* Written task
Write out the material exactly, without any of its pictures.

* Data extract
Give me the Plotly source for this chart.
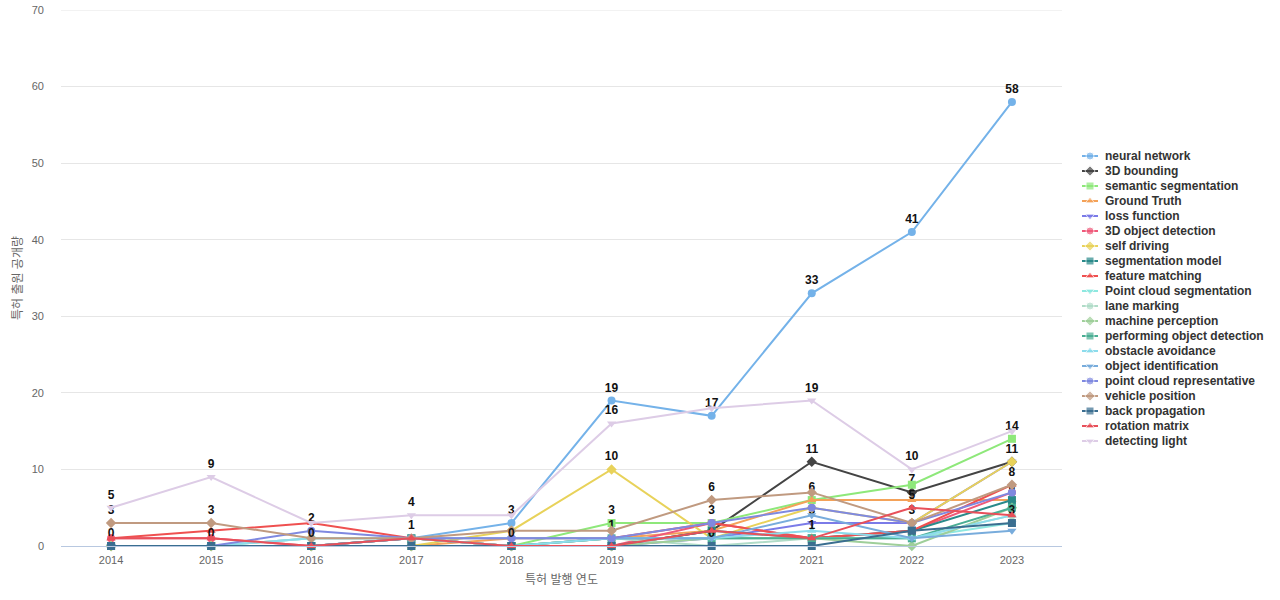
import plotly.graph_objects as go

years = [2014, 2015, 2016, 2017, 2018, 2019, 2020, 2021, 2022, 2023]

series_names = [
    "neural network", "3D bounding", "semantic segmentation", "Ground Truth",
    "loss function", "3D object detection", "self driving", "segmentation model",
    "feature matching", "Point cloud segmentation", "lane marking",
    "machine perception", "performing object detection", "obstacle avoidance",
    "object identification", "point cloud representative", "vehicle position",
    "back propagation", "rotation matrix", "detecting light",
]

neural_network = [0, 0, 0, 1, 3, 19, 17, 33, 41, 58]
bounding_3d = [0, 0, 0, 0, 0, 0, 2, 11, 7, 11]
semantic_segmentation = [0, 0, 0, 0, 0, 3, 3, 6, 8, 14]
ground_truth = [0, 0, 0, 0, 1, 1, 2, 6, 6, 6]
loss_function = [0, 0, 0, 0, 0, 0, 1, 3, 3, 11]
object_detection_3d = [1, 1, 0, 1, 0, 0, 3, 1, 2, 7]
self_driving = [0, 0, 0, 0, 2, 10, 1, 5, 3, 11]
segmentation_model = [0, 0, 0, 1, 0, 0, 2, 1, 2, 6]
feature_matching = [1, 2, 3, 1, 0, 1, 3, 1, 2, 8]
point_cloud_segmentation = [0, 0, 1, 1, 0, 1, 1, 1, 1, 3]
lane_marking = [0, 0, 1, 1, 0, 1, 0, 1, 1, 4]
machine_perception = [0, 0, 0, 0, 0, 0, 1, 1, 0, 5]
performing_object_detection = [0, 0, 0, 1, 0, 1, 1, 1, 1, 5]
obstacle_avoidance = [0, 0, 1, 1, 0, 1, 1, 2, 1, 4]
object_identification = [0, 0, 0, 1, 1, 1, 1, 4, 1, 2]
point_cloud_representative = [0, 0, 2, 1, 1, 1, 3, 5, 3, 7]
vehicle_position = [3, 3, 1, 1, 2, 2, 6, 7, 3, 8]
back_propagation = [0, 0, 0, 0, 0, 0, 0, 0, 2, 3]
rotation_matrix = [1, 1, 0, 1, 0, 0, 2, 1, 5, 4]
detecting_light = [5, 9, 3, 4, 4, 16, 18, 19, 10, 15]

series_values = [
    neural_network, bounding_3d, semantic_segmentation, ground_truth,
    loss_function, object_detection_3d, self_driving, segmentation_model,
    feature_matching, point_cloud_segmentation, lane_marking,
    machine_perception, performing_object_detection, obstacle_avoidance,
    object_identification, point_cloud_representative, vehicle_position,
    back_propagation, rotation_matrix, detecting_light,
]

# which points carry a visible value label (others hidden by overlap)
label_points = {
    "neural network": [2018, 2019, 2020, 2021, 2022, 2023],
    "detecting light": [2014, 2015, 2017, 2019, 2021, 2022],
    "vehicle position": [2014, 2015, 2020, 2022, 2023],
    "back propagation": [2014, 2015, 2016, 2018, 2020, 2023],
    "point cloud representative": [2016],
    "segmentation model": [2017, 2023],
    "self driving": [2019],
    "semantic segmentation": [2019, 2021, 2023],
    "object identification": [2019],
    "3D object detection": [2020],
    "3D bounding": [2021, 2022, 2023],
    "loss function": [2021],
    "rotation matrix": [2021, 2022],
    "machine perception": [2022],
}

y_ticks = [0, 10, 20, 30, 40, 50, 60, 70]

colors = [
    "#74b2e9", "#444444", "#8ee87a", "#f4a259", "#7b7be8", "#ef5a7a",
    "#e8d25a", "#2a8a8a", "#ef5050", "#8ee8e0", "#b0dcc8", "#9fcf9a",
    "#4bae94", "#8cdcec", "#78acdc", "#7f89e0", "#c09a80", "#3a6e90",
    "#e8505a", "#ddcce6",
]
symbols = ["circle", "diamond", "square", "triangle-up", "triangle-down"] * 4

W, H = 1280, 600
ML, MR, MT, MB = 61, 0, 10, 600 - 546
PLOT_RIGHT = 1062
paper_w = W - ML - MR
main_dom = (PLOT_RIGHT - ML) / paper_w
leg_left = 1075
leg_dom_start = (leg_left - ML) / paper_w

fig = go.Figure()

# top gridline (Plotly skips a gridline sitting exactly on the plot edge)
fig.add_shape(type="line", xref="x domain", yref="y", x0=0, x1=1,
              y0=y_ticks[-1], y1=y_ticks[-1], line=dict(color="#e6e6e6", width=1),
              layer="below")

for name, vals, col, sym in zip(series_names, series_values, colors, symbols):
    lab = label_points.get(name, [])
    texts = [str(v) if y in lab else "" for y, v in zip(years, vals)]
    fig.add_trace(go.Scatter(
        x=[str(y) for y in years], y=vals, name=name,
        mode="lines+markers+text",
        line=dict(color=col, width=2),
        marker=dict(color=col, symbol=sym, size=8),
        text=texts, textposition="top center",
        textfont=dict(family="Liberation Sans, Arial", size=12, color="#111111", weight="bold"),
        cliponaxis=False, showlegend=False,
    ))

# custom legend (compact spacing), drawn on a hidden overlay axis in pixel units
leg_y0, leg_step = 156, 15
lx0, lx1, ltx = 1082, 1098, 1103
for i, (name, col, sym) in enumerate(zip(series_names, colors, symbols)):
    yc = leg_y0 + i * leg_step
    fig.add_trace(go.Scatter(
        x=[lx0, (lx0 + lx1) / 2, lx1], y=[yc, yc, yc], xaxis="x2", yaxis="y2",
        mode="lines+markers", line=dict(color=col, width=2),
        marker=dict(color=col, symbol=sym, size=[0, 8, 0]),
        showlegend=False, hoverinfo="skip", cliponaxis=False,
    ))
    fig.add_annotation(
        x=ltx, y=yc, xref="x2", yref="y2", text=name, showarrow=False,
        xanchor="left", yanchor="middle",
        font=dict(family="Liberation Sans, Arial", size=12, color="#333333", weight="bold"),
    )

fig.update_layout(
    width=W, height=H,
    margin=dict(l=ML, r=MR, t=MT, b=MB, autoexpand=False),
    paper_bgcolor="white", plot_bgcolor="white",
    font=dict(family="Liberation Sans, Arial, Noto Sans CJK KR", color="#666666", size=11),
    xaxis=dict(
        domain=[0, main_dom], type="category", range=[-0.5, 9.5],
        title=dict(text="특허 발행 연도", font=dict(size=12, color="#666666"), standoff=10),
        showgrid=False, showline=True, linecolor="#b8c8e0", linewidth=1,
        ticks="", tickfont=dict(size=11, color="#666666"), ticklabelstandoff=4,
        automargin=False,
    ),
    yaxis=dict(
        range=[0, 70], tickvals=y_ticks,
        title=dict(text="특허 출원 공개량", font=dict(size=12, color="#666666"), standoff=6),
        showgrid=True, gridcolor="#e6e6e6", zeroline=False, showline=False,
        tickfont=dict(size=11, color="#666666"), ticklabelstandoff=16,
        ticklabeloverflow="allow", automargin=False,
    ),
    xaxis2=dict(domain=[leg_dom_start, 1], range=[leg_left, W], visible=False, fixedrange=True),
    yaxis2=dict(domain=[0, 1], range=[H - MB, MT], visible=False, fixedrange=True),
    showlegend=False,
)

fig.write_html(
    "out.html",
    config={"displayModeBar": False},
    post_script="document.body.style.margin='0';document.body.style.overflow='hidden';",
)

* Response to this task
Give me the Plotly source for this chart.
import plotly.graph_objects as go

years = [2014, 2015, 2016, 2017, 2018, 2019, 2020, 2021, 2022, 2023]

series_names = [
    "neural network", "3D bounding", "semantic segmentation", "Ground Truth",
    "loss function", "3D object detection", "self driving", "segmentation model",
    "feature matching", "Point cloud segmentation", "lane marking",
    "machine perception", "performing object detection", "obstacle avoidance",
    "object identification", "point cloud representative", "vehicle position",
    "back propagation", "rotation matrix", "detecting light",
]

neural_network = [0, 0, 0, 1, 3, 19, 17, 33, 41, 58]
bounding_3d = [0, 0, 0, 0, 0, 0, 2, 11, 7, 11]
semantic_segmentation = [0, 0, 0, 0, 0, 3, 3, 6, 8, 14]
ground_truth = [0, 0, 0, 0, 1, 1, 2, 6, 6, 6]
loss_function = [0, 0, 0, 0, 0, 0, 1, 3, 3, 11]
object_detection_3d = [1, 1, 0, 1, 0, 0, 3, 1, 2, 7]
self_driving = [0, 0, 0, 0, 2, 10, 1, 5, 3, 11]
segmentation_model = [0, 0, 0, 1, 0, 0, 2, 1, 2, 6]
feature_matching = [1, 2, 3, 1, 0, 1, 3, 1, 2, 8]
point_cloud_segmentation = [0, 0, 1, 1, 0, 1, 1, 1, 1, 3]
lane_marking = [0, 0, 1, 1, 0, 1, 0, 1, 1, 4]
machine_perception = [0, 0, 0, 0, 0, 0, 1, 1, 0, 5]
performing_object_detection = [0, 0, 0, 1, 0, 1, 1, 1, 1, 5]
obstacle_avoidance = [0, 0, 1, 1, 0, 1, 1, 2, 1, 4]
object_identification = [0, 0, 0, 1, 1, 1, 1, 4, 1, 2]
point_cloud_representative = [0, 0, 2, 1, 1, 1, 3, 5, 3, 7]
vehicle_position = [3, 3, 1, 1, 2, 2, 6, 7, 3, 8]
back_propagation = [0, 0, 0, 0, 0, 0, 0, 0, 2, 3]
rotation_matrix = [1, 1, 0, 1, 0, 0, 2, 1, 5, 4]
detecting_light = [5, 9, 3, 4, 4, 16, 18, 19, 10, 15]

series_values = [
    neural_network, bounding_3d, semantic_segmentation, ground_truth,
    loss_function, object_detection_3d, self_driving, segmentation_model,
    feature_matching, point_cloud_segmentation, lane_marking,
    machine_perception, performing_object_detection, obstacle_avoidance,
    object_identification, point_cloud_representative, vehicle_position,
    back_propagation, rotation_matrix, detecting_light,
]

# which points carry a visible value label (others hidden by overlap)
label_points = {
    "neural network": [2018, 2019, 2020, 2021, 2022, 2023],
    "detecting light": [2014, 2015, 2017, 2019, 2021, 2022],
    "vehicle position": [2014, 2015, 2020, 2022, 2023],
    "back propagation": [2014, 2015, 2016, 2018, 2020, 2023],
    "point cloud representative": [2016],
    "segmentation model": [2017, 2023],
    "self driving": [2019],
    "semantic segmentation": [2019, 2021, 2023],
    "object identification": [2019],
    "3D object detection": [2020],
    "3D bounding": [2021, 2022, 2023],
    "loss function": [2021],
    "rotation matrix": [2021, 2022],
    "machine perception": [2022],
}

y_ticks = [0, 10, 20, 30, 40, 50, 60, 70]

colors = [
    "#74b2e9", "#444444", "#8ee87a", "#f4a259", "#7b7be8", "#ef5a7a",
    "#e8d25a", "#2a8a8a", "#ef5050", "#8ee8e0", "#b0dcc8", "#9fcf9a",
    "#4bae94", "#8cdcec", "#78acdc", "#7f89e0", "#c09a80", "#3a6e90",
    "#e8505a", "#ddcce6",
]
symbols = ["circle", "diamond", "square", "triangle-up", "triangle-down"] * 4

W, H = 1280, 600
ML, MR, MT, MB = 61, 0, 10, 600 - 546
PLOT_RIGHT = 1062
paper_w = W - ML - MR
main_dom = (PLOT_RIGHT - ML) / paper_w
leg_left = 1075
leg_dom_start = (leg_left - ML) / paper_w

fig = go.Figure()

# top gridline (Plotly skips a gridline sitting exactly on the plot edge)
fig.add_shape(type="line", xref="x domain", yref="y", x0=0, x1=1,
              y0=y_ticks[-1], y1=y_ticks[-1], line=dict(color="#e6e6e6", width=1),
              layer="below")

for name, vals, col, sym in zip(series_names, series_values, colors, symbols):
    lab = label_points.get(name, [])
    texts = [str(v) if y in lab else "" for y, v in zip(years, vals)]
    fig.add_trace(go.Scatter(
        x=[str(y) for y in years], y=vals, name=name,
        mode="lines+markers+text",
        line=dict(color=col, width=2),
        marker=dict(color=col, symbol=sym, size=8),
        text=texts, textposition="top center",
        textfont=dict(family="Liberation Sans, Arial", size=12, color="#111111", weight="bold"),
        cliponaxis=False, showlegend=False,
    ))

# custom legend (compact spacing), drawn on a hidden overlay axis in pixel units
leg_y0, leg_step = 156, 15
lx0, lx1, ltx = 1082, 1098, 1103
for i, (name, col, sym) in enumerate(zip(series_names, colors, symbols)):
    yc = leg_y0 + i * leg_step
    fig.add_trace(go.Scatter(
        x=[lx0, (lx0 + lx1) / 2, lx1], y=[yc, yc, yc], xaxis="x2", yaxis="y2",
        mode="lines+markers", line=dict(color=col, width=2),
        marker=dict(color=col, symbol=sym, size=[0, 8, 0]),
        showlegend=False, hoverinfo="skip", cliponaxis=False,
    ))
    fig.add_annotation(
        x=ltx, y=yc, xref="x2", yref="y2", text=name, showarrow=False,
        xanchor="left", yanchor="middle",
        font=dict(family="Liberation Sans, Arial", size=12, color="#333333", weight="bold"),
    )

fig.update_layout(
    width=W, height=H,
    margin=dict(l=ML, r=MR, t=MT, b=MB, autoexpand=False),
    paper_bgcolor="white", plot_bgcolor="white",
    font=dict(family="Liberation Sans, Arial, Noto Sans CJK KR", color="#666666", size=11),
    xaxis=dict(
        domain=[0, main_dom], type="category", range=[-0.5, 9.5],
        title=dict(text="특허 발행 연도", font=dict(size=12, color="#666666"), standoff=10),
        showgrid=False, showline=True, linecolor="#b8c8e0", linewidth=1,
        ticks="", tickfont=dict(size=11, color="#666666"), ticklabelstandoff=4,
        automargin=False,
    ),
    yaxis=dict(
        range=[0, 70], tickvals=y_ticks,
        title=dict(text="특허 출원 공개량", font=dict(size=12, color="#666666"), standoff=6),
        showgrid=True, gridcolor="#e6e6e6", zeroline=False, showline=False,
        tickfont=dict(size=11, color="#666666"), ticklabelstandoff=16,
        ticklabeloverflow="allow", automargin=False,
    ),
    xaxis2=dict(domain=[leg_dom_start, 1], range=[leg_left, W], visible=False, fixedrange=True),
    yaxis2=dict(domain=[0, 1], range=[H - MB, MT], visible=False, fixedrange=True),
    showlegend=False,
)

fig.write_html(
    "out.html",
    config={"displayModeBar": False},
    post_script="document.body.style.margin='0';document.body.style.overflow='hidden';",
)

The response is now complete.